▶ [SUPPLIED DATA]
⟨

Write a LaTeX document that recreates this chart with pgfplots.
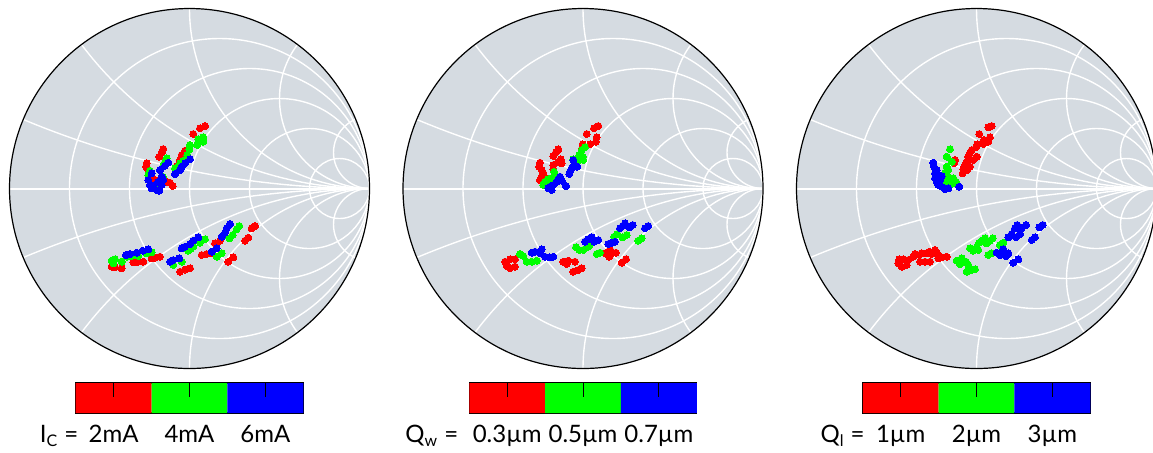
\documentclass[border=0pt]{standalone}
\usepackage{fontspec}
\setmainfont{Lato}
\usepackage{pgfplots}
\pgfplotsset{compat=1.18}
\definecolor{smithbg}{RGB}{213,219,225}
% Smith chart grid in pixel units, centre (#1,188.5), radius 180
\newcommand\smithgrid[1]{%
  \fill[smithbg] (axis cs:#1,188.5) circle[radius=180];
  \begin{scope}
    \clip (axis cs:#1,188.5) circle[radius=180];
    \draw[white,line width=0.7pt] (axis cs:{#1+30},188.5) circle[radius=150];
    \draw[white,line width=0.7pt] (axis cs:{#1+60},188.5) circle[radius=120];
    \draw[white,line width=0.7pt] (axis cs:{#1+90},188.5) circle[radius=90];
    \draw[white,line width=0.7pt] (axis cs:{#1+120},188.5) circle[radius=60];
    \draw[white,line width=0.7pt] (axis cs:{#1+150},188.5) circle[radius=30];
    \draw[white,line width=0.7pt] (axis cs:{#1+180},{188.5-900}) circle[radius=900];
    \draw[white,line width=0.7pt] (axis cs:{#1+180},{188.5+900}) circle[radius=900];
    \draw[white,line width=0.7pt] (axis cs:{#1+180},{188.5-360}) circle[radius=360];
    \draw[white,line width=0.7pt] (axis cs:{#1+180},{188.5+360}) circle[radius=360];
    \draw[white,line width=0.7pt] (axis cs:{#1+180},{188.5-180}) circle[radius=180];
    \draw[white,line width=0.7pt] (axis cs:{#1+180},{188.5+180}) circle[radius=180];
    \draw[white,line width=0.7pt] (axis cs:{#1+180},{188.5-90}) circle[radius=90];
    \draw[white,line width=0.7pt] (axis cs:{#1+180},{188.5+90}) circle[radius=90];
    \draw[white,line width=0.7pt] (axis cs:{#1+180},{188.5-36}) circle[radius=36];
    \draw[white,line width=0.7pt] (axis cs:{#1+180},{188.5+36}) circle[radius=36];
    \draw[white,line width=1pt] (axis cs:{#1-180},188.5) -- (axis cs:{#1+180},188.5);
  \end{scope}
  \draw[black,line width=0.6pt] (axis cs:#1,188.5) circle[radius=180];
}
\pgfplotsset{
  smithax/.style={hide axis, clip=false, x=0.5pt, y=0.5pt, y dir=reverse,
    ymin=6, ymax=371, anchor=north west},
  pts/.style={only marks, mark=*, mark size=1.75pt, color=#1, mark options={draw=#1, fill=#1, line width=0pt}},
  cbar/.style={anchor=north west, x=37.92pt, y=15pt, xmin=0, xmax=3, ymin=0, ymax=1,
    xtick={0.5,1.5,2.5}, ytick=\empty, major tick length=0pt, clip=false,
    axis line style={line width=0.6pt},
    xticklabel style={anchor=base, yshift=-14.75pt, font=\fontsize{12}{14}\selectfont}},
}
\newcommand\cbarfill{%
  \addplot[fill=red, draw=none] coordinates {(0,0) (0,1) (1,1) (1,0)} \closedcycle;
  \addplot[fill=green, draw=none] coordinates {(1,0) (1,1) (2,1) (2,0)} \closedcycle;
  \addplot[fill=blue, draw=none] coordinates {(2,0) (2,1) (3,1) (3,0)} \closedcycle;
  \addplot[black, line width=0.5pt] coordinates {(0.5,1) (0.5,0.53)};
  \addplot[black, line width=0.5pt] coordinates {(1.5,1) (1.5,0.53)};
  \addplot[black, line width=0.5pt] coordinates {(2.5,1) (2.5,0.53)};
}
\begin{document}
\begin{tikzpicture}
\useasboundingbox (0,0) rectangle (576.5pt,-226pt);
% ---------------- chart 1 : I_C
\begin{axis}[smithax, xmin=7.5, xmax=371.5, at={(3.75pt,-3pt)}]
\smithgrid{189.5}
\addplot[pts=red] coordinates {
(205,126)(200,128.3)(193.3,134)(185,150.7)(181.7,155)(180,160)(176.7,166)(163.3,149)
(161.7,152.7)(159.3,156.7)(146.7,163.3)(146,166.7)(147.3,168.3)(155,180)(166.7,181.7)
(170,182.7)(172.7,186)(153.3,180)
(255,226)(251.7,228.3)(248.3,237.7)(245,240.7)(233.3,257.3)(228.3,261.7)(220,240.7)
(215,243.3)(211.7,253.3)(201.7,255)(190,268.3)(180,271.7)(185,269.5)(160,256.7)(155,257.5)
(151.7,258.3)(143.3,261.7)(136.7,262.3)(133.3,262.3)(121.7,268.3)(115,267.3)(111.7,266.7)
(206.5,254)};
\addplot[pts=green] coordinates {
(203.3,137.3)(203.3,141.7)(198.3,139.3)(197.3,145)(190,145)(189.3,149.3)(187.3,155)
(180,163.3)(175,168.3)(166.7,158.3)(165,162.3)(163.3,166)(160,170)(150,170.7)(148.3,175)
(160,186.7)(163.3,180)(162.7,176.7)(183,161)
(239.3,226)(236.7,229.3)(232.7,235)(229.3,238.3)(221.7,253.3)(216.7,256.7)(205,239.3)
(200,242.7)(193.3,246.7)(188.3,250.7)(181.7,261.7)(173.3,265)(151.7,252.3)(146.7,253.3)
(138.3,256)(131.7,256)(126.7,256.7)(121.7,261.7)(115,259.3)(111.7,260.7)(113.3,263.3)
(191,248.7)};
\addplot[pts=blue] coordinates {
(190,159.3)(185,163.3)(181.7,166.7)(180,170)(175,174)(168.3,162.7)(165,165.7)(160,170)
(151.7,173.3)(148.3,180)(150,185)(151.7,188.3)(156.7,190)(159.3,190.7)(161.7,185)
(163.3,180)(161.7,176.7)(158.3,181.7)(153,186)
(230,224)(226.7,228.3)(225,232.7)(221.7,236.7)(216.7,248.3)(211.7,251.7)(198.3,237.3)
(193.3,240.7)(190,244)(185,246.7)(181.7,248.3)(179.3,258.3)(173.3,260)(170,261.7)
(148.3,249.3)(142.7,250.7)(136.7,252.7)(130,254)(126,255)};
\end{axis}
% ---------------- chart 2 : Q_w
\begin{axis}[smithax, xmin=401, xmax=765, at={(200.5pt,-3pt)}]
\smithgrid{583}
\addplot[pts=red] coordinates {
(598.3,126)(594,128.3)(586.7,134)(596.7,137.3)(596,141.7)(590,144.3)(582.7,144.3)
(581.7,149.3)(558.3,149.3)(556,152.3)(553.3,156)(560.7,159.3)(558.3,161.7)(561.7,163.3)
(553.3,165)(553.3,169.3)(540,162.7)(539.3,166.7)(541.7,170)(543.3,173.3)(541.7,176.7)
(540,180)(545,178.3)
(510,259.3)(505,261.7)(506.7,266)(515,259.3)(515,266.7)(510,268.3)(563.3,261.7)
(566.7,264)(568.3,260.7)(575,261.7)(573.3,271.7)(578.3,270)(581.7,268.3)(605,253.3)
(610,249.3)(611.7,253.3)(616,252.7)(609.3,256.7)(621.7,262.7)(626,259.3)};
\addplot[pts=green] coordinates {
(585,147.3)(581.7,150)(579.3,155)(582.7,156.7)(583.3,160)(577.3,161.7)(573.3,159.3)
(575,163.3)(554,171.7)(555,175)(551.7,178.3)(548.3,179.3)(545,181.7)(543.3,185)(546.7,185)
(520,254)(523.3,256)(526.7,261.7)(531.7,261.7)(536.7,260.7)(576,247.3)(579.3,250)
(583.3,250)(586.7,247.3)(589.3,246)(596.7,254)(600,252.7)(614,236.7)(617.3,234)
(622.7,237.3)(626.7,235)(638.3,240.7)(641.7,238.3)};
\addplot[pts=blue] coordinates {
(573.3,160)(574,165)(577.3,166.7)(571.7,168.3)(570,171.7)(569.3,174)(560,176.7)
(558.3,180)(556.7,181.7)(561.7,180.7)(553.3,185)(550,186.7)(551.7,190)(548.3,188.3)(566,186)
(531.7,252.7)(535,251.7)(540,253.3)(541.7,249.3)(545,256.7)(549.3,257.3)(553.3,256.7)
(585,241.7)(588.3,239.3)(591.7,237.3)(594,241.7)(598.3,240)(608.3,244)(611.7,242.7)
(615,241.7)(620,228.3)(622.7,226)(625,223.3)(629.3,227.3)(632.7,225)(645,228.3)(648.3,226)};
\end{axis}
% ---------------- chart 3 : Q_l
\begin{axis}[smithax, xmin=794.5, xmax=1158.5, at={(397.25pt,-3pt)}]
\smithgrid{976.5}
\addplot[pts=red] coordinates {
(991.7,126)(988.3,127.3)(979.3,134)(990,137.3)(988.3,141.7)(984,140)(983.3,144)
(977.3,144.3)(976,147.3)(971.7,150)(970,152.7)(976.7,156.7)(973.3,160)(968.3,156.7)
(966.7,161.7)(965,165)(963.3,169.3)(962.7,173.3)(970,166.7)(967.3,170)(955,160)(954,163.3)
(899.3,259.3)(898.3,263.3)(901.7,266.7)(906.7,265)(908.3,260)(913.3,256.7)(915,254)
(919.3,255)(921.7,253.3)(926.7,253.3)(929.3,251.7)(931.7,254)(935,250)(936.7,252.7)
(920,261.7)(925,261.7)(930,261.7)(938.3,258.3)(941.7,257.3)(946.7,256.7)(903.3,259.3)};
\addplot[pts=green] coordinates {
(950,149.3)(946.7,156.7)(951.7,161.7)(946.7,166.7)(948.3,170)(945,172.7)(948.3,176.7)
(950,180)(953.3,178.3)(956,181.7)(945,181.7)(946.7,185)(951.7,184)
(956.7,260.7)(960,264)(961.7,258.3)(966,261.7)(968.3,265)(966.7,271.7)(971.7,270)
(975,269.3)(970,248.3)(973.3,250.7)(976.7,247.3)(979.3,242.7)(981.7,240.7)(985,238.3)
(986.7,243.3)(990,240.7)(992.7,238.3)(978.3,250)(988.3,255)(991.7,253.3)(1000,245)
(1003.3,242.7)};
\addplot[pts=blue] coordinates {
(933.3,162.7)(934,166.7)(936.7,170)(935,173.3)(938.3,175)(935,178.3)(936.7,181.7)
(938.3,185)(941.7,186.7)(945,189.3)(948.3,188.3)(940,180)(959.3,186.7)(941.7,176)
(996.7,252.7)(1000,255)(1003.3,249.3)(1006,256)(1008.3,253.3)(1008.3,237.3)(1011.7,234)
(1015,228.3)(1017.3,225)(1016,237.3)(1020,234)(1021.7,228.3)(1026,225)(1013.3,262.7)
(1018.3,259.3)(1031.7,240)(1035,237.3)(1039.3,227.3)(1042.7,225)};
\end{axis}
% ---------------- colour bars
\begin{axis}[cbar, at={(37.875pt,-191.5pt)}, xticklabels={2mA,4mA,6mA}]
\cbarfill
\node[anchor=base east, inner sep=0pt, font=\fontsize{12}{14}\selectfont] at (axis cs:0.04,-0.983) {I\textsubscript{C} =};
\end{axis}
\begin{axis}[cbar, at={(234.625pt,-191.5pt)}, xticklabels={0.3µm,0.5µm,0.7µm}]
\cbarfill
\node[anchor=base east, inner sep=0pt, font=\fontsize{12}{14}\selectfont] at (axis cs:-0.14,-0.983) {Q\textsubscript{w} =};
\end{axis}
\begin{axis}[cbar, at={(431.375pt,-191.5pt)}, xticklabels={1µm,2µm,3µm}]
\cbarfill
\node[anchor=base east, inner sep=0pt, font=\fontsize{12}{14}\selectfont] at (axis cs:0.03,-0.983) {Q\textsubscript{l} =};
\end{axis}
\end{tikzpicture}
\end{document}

⟩

▶ [TASK TO COMPLETE] For the data above, state only how many lines include the word "chart".

▶ [REPLY] 5